All of the complex, highly coordinated activities that are part and parcel of deploying extreme scale systems at this point in history have a visible impact on the communities, lives, and wallets of the places where these machines are installed.

“For a large deployment like Blue Waters,” observes Bill Bell, division director for Public Affairs at the National Center for Supercomputing Applications, “the community is spending money and dedicating resources to the establishment of the new system. In our local community both the state and the University of Illinois have invested considerable time and energy into this project. We wanted to make sure that our local community understood what was being done with that investment, and why it was worthwhile. At our Community Day event (highlighting our new National Petascale Computing Facility) we invited everyone in the local area to come by and let us show them what we were doing. We were expecting IT guys and techies; 1,000 people showed up. They had watched this enormous building going up, and they wanted to know what it was all about.”

At these kinds of local community events, Bell’s team emphasizes the benefits of the science done on NCSA’s machines. “We describe the unique history that NCSA and the University of Illinois have in HPC, and try to demonstrate the scientific relevance of HPC to their everyday lives.”

Ultimately much of our activities in HPC, especially at the extreme high end, are funded by taxpayers at all levels of government. The facilities we build take up space in places that might otherwise be used more directly by local residents for houses, parks, or shopping centers. All of this has an impact far beyond the exclusive community of professionals who build and use HPC. These issues are perhaps as far from the iron in a supercomputing deployment as one can get, but they are absolutely critical to a successful and sustained long-term deployment.

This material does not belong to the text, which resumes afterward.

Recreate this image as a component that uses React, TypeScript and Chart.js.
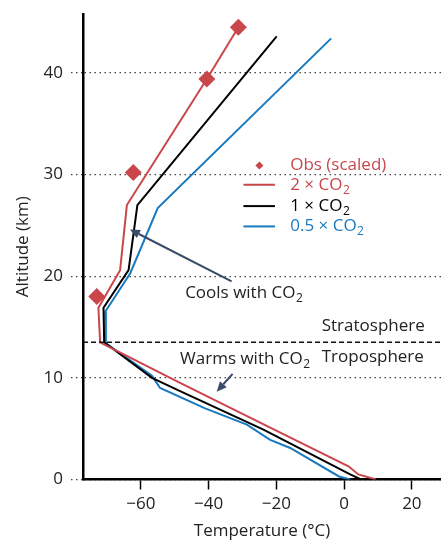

Building the highest of high performance computers has always been a complex technical challenge, with vigorous innovation catalyzing aggressive change and bringing with it uncertainty for both users and providers. This is a trend that is sure to persist. However, one thing is certain — as we continue to push the boundaries of what is possible in pursuit of a better understanding of the world around us, deploying extreme scale supercomputers involves far more than just the iron.